The dissolution of urban planning and the inversion of cultural planning are also spreading over the rest of Holland. The difference is that in Rotterdam they are being pursued openly and with ideological fervor. Again: what does this mean for architects? Does it mean that they should just conform to the powers that be and work for housing corporations, limit themselves to designing public space in the wake of huge demolition and suburbanization schemes and design small, populist, pavilions and facades for local businesses and organizations of inhabitants? Of course they should. Many are already doing exactly this. But there will always be the group of architects, sometimes called the avant-garde, for whom this is not enough. They still want to lead the way, to change the world, to do what no one wants but what they know is good anyway. What will happen to them, now that there are no powerful administrators to go along with their ideas? Traditionally, this group will start sulking, complaining that the country is going to the dogs, that it is not interested in architecture anymore, that it has become provincial and reactionary. They will retreat into private realms of theoretical design, or disappear into the stratosphere of the international star system. But what will happen to the generation that cannot afford this luxury? 

They are blessed with an opportunity that the former generation did not have: to invert the relationship of architects to politics. Up till now architects sought to be as close as possible to politics, assuming that only through the parallel agendas of politicians and designers could real large-scale innovation be achieved.
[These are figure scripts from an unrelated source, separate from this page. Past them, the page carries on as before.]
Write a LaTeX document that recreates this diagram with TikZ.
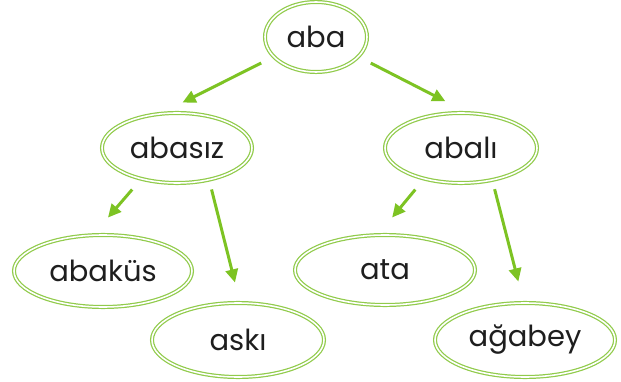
\documentclass[tikz,border=0pt]{standalone}
\usepackage{fontspec}
\setmainfont{Poppins}
\usetikzlibrary{arrows.meta,shapes.geometric}
\definecolor{ringgreen}{RGB}{145,203,75}
\definecolor{arrowgreen}{RGB}{125,195,35}
\definecolor{wordgray}{RGB}{30,30,30}
\tikzset{
  word/.style={ellipse, draw=ringgreen, double=white, line width=0.7pt,
    double distance=0.9pt, inner sep=0pt, text=wordgray,
    font=\fontsize{16.5}{18}\selectfont},
  link/.style={draw=arrowgreen, line width=1.7pt,
    -{Triangle[length=7.5pt,width=7pt]}}
}
\begin{document}
\begin{tikzpicture}
\useasboundingbox (0,0) rectangle (12.42,7.62);
% words
\foreach \n/\x/\y/\w/\h/\t in {aba/6.32/6.88/2.04/1.40/aba,
  abasiz/3.54/4.66/3.00/1.40/abasız, abakus/2.06/2.20/3.56/1.44/abaküs,
  aski/4.76/0.82/3.44/1.48/askı, abali/9.22/4.66/3.04/1.40/abalı,
  ata/7.70/2.22/3.60/1.40/ata, agabey/10.50/0.82/3.60/1.48/ağabey} {
  \node[word, minimum width=\w cm, minimum height=\h cm] (\n) at (\x,\y) {\t};
}
% arrows
\foreach \a/\b/\s/\e in {aba.205/abasiz.114/0.27/0.47, aba.335/abali.80/0.27/0.49,
  abasiz.221/abakus.105/0.27/0.45, abasiz.315/aski.87/0.19/0.41,
  abali.220/ata.101/0.27/0.44, abali.314/agabey.92/0.18/0.43} {
  \draw[link, shorten <=\s cm, shorten >=\e cm] (\a) -- (\b);
}
\end{tikzpicture}
\end{document}
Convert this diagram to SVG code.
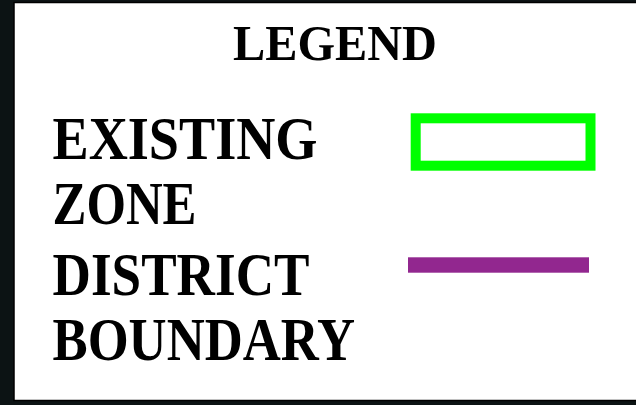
<svg xmlns="http://www.w3.org/2000/svg" width="636" height="405" viewBox="0 0 636 405">
<style>
.t{font-family:"Liberation Serif","Times New Roman",serif;font-weight:bold;fill:#000}
</style>
<rect x="0" y="0" width="636" height="405" fill="#0c1314"/>
<rect x="14" y="2.5" width="624" height="398" fill="#fff" stroke="#000" stroke-width="1.5"/>
<g id="title"><text class="t" x="233" y="59.5" font-size="50" textLength="204" lengthAdjust="spacingAndGlyphs">LEGEND</text></g>
<g id="existing-zone">
<text class="t" x="52.5" y="158.5" font-size="61" textLength="265" lengthAdjust="spacingAndGlyphs">EXISTING</text>
<text class="t" x="52.5" y="223.5" font-size="61" textLength="144" lengthAdjust="spacingAndGlyphs">ZONE</text>
<rect x="415.7" y="118.3" width="174.8" height="47.4" fill="none" stroke="#00ff00" stroke-width="10"/>
</g>
<g id="district-boundary">
<text class="t" x="52.5" y="295" font-size="61" textLength="257" lengthAdjust="spacingAndGlyphs">DISTRICT</text>
<text class="t" x="52.5" y="359.5" font-size="61" textLength="302.5" lengthAdjust="spacingAndGlyphs">BOUNDARY</text>
<rect x="408" y="257.3" width="181" height="15.4" fill="#92278f"/>
</g>
<g id="connectors"/>
</svg>
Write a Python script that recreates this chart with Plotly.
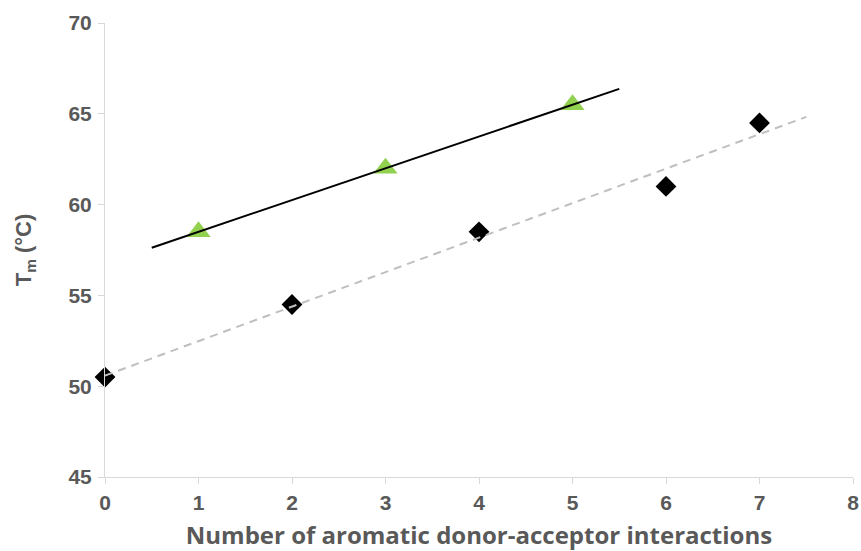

The current generation could this time finally come to terms with the fact that the big spatial, economic, and cultural transformations Holland constantly goes through are not planned and not even plan-able. They will develop a dialectical way of dealing with politics, corporate business, and public support. Architects will have to look very carefully and very critically at the world around them and determine what they want and are able to alter. Rather than working for the housing corporations, they could choose to work against them and design new ways of using the postwar neighborhoods, instead of designing the suburbs that replace the flats. Released from ideology-free progressive Dutch pragmatism, architects can redevelop the art of making political choices.

In a city where urban planning has dissolved, architects could try to add buildings, programs, and spaces that are exceptional because they are born out of ideas. In a city where cultural planning has been turned upside down, they have the luxury of not having to wait and lobby for The Big Job. They could profit from the chaos and push through their private dreams and ideologies. In a city with no discernible interest in architecture or planning, there is also no political manipulation of architecture. In a city that has sold out the whole idea of planning, there is no one planning model to which everything should conform. 

This un-architectural, un-urbanistic city can become the stage for the fierce confrontation of interests and ideas. Architects will have to fight for little bits of reality. Freed from the paranoid hierarchies of SuperDutch and from the banalizing attention of the international scene, they will be able to become fighters, entrepreneurs, activists, opportunistically adding their signatures to the bizarre bazaar this country is becoming. They will find other special interest groups to form micro-coalitions aimed at the realization of one project. They will design spaces that are heaven to their users, but might disgust passers-by. Their contributions will be minute when compared to the whole city, but viscerally there in comparison to their surroundings. They will be called Dirty Minimalists. They will change your world.